China’s attitude is crucial because settlement on the Korean Peninsula, and in Northeast Asia is not only desirable, it is ultimately essential for a sustainable nuclear-free zone on the Korean Peninsula. Talks aimed at achieving a settlement would include issues left over from the 1950-53 Korean War, including a peace treaty and a new framework for North-South relations; issues relating to North Korea’s nuclear weapons program, and issues related to regional interstate relations in Northeast Asia. Institutionalizing relations among the parties to these understandings would be an important part of the process.

A regional consultative forum could be modeled after the “Helsinki process,” the mechanism that created and implemented the Conference on Security and Cooperation in Europe. The essence of that process was that in their evolving relationships the antagonistic participants would strive for balance between enhancing economic and political relationships and improving security relationships. A “Final Act” was negotiated and signed by heads of states and governments in 1975 that defined objectives and also immediate understandings about the rights of peoples as well as of states. Periodic review conferences were held to measure progress.

The Six-Party Talks could have been the launching pad for such a negotiating effort. Probably at this point in time, new diplomatic mechanisms should be found. One possibility would be four separate forums, possibly meeting in different locations, with membership corresponding to the subject being addressed. One would deal with inner-Korean relations, a second with creating a peace regime in the Korean Peninsula, a third with nuclear issues, and a fourth with a regional mechanism for promoting peace and security. Periodic meetings of foreign ministers of the six nations that took part in the Six-Party Talks could coordinate this process. The latter process could be the beginning of a permanent mechanism for security and cooperation in Northeast Asia.

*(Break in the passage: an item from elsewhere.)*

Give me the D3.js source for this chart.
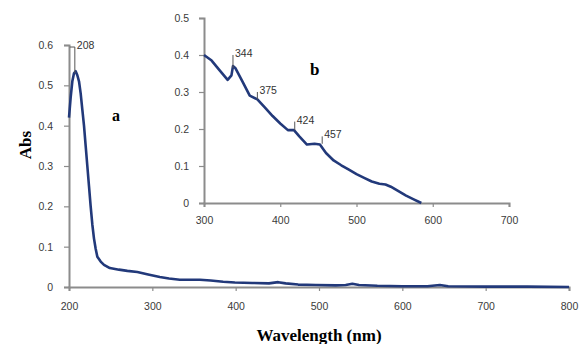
<!DOCTYPE html>
<html>
<head>
<meta charset="utf-8">
<script src="https://cdn.jsdelivr.net/npm/d3@7"></script>
<style>
  body { margin: 0; background: #fff; }
  svg { display: block; }
</style>
</head>
<body>
<svg id="chart" width="584" height="344"></svg>
<script>
// main spectrum (a)
const mainWl  = [200, 202, 204, 206, 208, 210, 212, 214, 216, 218, 220, 222, 224, 226, 228, 230, 232, 234, 238, 242, 249, 260, 270, 282, 295, 309, 320, 333, 345, 357, 370, 385, 399, 420, 440, 451, 460, 475, 496, 520, 532, 540, 548, 570, 600, 630, 645, 655, 700, 750, 800];
const mainAbs = [0.42, 0.47, 0.51, 0.53, 0.535, 0.525, 0.51, 0.48, 0.44, 0.40, 0.35, 0.30, 0.25, 0.20, 0.155, 0.12, 0.095, 0.075, 0.063, 0.055, 0.047, 0.043, 0.040, 0.037, 0.031, 0.025, 0.021, 0.018, 0.018, 0.018, 0.016, 0.013, 0.011, 0.010, 0.009, 0.012, 0.009, 0.006, 0.005, 0.004, 0.005, 0.008, 0.005, 0.003, 0.002, 0.002, 0.005, 0.002, 0.001, 0.001, 0.0];

// inset spectrum (b)
const insetWl  = [300, 310, 320, 331, 336, 338, 341, 350, 360, 370, 380, 390, 400, 410, 418, 425, 435, 445, 452, 460, 470, 480, 490, 500, 510, 520, 530, 538, 545, 555, 565, 575, 585];
const insetAbs = [0.40, 0.385, 0.36, 0.333, 0.345, 0.37, 0.365, 0.33, 0.29, 0.28, 0.258, 0.235, 0.215, 0.197, 0.197, 0.18, 0.158, 0.16, 0.158, 0.135, 0.115, 0.102, 0.09, 0.078, 0.068, 0.058, 0.052, 0.05, 0.044, 0.032, 0.02, 0.01, 0.0];

// axis ticks
const mainXTicks = [200, 300, 400, 500, 600, 700, 800];
const mainYTicks = [0, 0.1, 0.2, 0.3, 0.4, 0.5, 0.6];
const insetXTicks = [300, 400, 500, 600, 700];
const insetYTicks = [0, 0.1, 0.2, 0.3, 0.4, 0.5];

// peak labels
const mainPeaks = [{ label: '208', wl: 207, lo: 0.53, hi: 0.595 }];
const insetPeaks = [
  { label: '344', wl: 338, lo: 0.365, hi: 0.40 },
  { label: '375', wl: 370, lo: 0.28, hi: 0.30 },
  { label: '424', wl: 419, lo: 0.197, hi: 0.22 },
  { label: '457', wl: 455, lo: 0.16, hi: 0.18 }
];

const lineColor = '#22397a';
const axisColor = '#8c8c8c';
const tickFont = '"Liberation Sans", Arial, sans-serif';
const titleFont = '"Liberation Serif", "Times New Roman", serif';

let svg = d3.select('#chart');

function drawPanel(opts) {
  let x = d3.scaleLinear().domain(opts.xDomain).range(opts.xRange);
  let y = d3.scaleLinear().domain(opts.yDomain).range(opts.yRange);
  let g = svg.append('g');

  let xAxis = g.append('g')
    .attr('transform', `translate(0,${opts.yRange[0]})`)
    .call(d3.axisBottom(x).tickValues(opts.xTicks).tickSize(4).tickPadding(opts.xPad).tickFormat(d3.format('d')));
  let yAxis = g.append('g')
    .attr('transform', `translate(${opts.xRange[0]},0)`)
    .call(d3.axisLeft(y).tickValues(opts.yTicks).tickSize(5).tickPadding(opts.yPad).tickFormat(d => d === 0 ? '0' : d3.format('.1f')(d)));

  [xAxis, yAxis].forEach(a => {
    a.select('.domain').attr('stroke', axisColor).attr('stroke-width', 2);
    a.selectAll('.tick line').attr('stroke', axisColor).attr('stroke-width', 1.2);
    a.selectAll('.tick text')
      .attr('fill', '#3a3a3a')
      .style('font-family', tickFont)
      .style('font-size', '10.5px');
  });

  let line = d3.line().x((d, i) => x(opts.wl[i])).y(d => y(d));
  g.append('path')
    .datum(opts.abs)
    .attr('fill', 'none')
    .attr('stroke', lineColor)
    .attr('stroke-width', 2.6)
    .attr('stroke-linejoin', 'round')
    .attr('d', line);

  let pk = g.selectAll('g.peak').data(opts.peaks).enter().append('g').attr('class', 'peak');
  pk.append('line')
    .attr('x1', d => x(d.wl)).attr('x2', d => x(d.wl))
    .attr('y1', d => y(d.lo)).attr('y2', d => y(d.hi))
    .attr('stroke', '#555').attr('stroke-width', 1);
  pk.append('text')
    .attr('x', d => x(d.wl) + 2)
    .attr('y', d => y(d.hi) + 2)
    .attr('fill', '#333')
    .style('font-family', tickFont)
    .style('font-size', '10.5px')
    .text(d => d.label);

  return { x, y, g };
}

let mainP = drawPanel({
  xDomain: [200, 800], xRange: [69, 569],
  yDomain: [0, 0.6], yRange: [287, 45],
  xTicks: mainXTicks, yTicks: mainYTicks,
  xPad: 12, yPad: 11,
  wl: mainWl, abs: mainAbs, peaks: mainPeaks
});

// little hook at the top of the 208 marker
mainP.g.append('line')
  .attr('x1', mainP.x(207) - 5).attr('x2', mainP.x(207))
  .attr('y1', mainP.y(0.595)).attr('y2', mainP.y(0.595))
  .attr('stroke', '#555').attr('stroke-width', 1);

let insetP = drawPanel({
  xDomain: [300, 700], xRange: [204, 509],
  yDomain: [0, 0.5], yRange: [203, 18],
  xTicks: insetXTicks, yTicks: insetYTicks,
  xPad: 10, yPad: 10,
  wl: insetWl, abs: insetAbs, peaks: insetPeaks
});

// panel letters
svg.append('text')
  .attr('x', 112).attr('y', 121)
  .style('font-family', titleFont).style('font-weight', 'bold').style('font-size', '16px')
  .text('a');
svg.append('text')
  .attr('x', 310).attr('y', 75)
  .style('font-family', titleFont).style('font-weight', 'bold').style('font-size', '17px')
  .text('b');

// axis titles
svg.append('text')
  .attr('x', 319).attr('y', 341)
  .attr('text-anchor', 'middle')
  .style('font-family', titleFont).style('font-weight', 'bold').style('font-size', '17px')
  .text('Wavelength (nm)');
svg.append('text')
  .attr('transform', 'translate(31,145) rotate(-90)')
  .attr('text-anchor', 'middle')
  .style('font-family', titleFont).style('font-weight', 'bold').style('font-size', '17px')
  .text('Abs');
</script>
</body>
</html>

All of this may lie ahead if the Kaesong agreement represents a true turning of the page.  President Park’s address to the U.S. Congress last May now takes on a new relevance. After citing her policy of “trust-building,” and her interest in an international peace park in the Demilitarized Zone, she called on “America and the global community to join us in seeking the promise of a new day.” It was good advice then and looks even better today.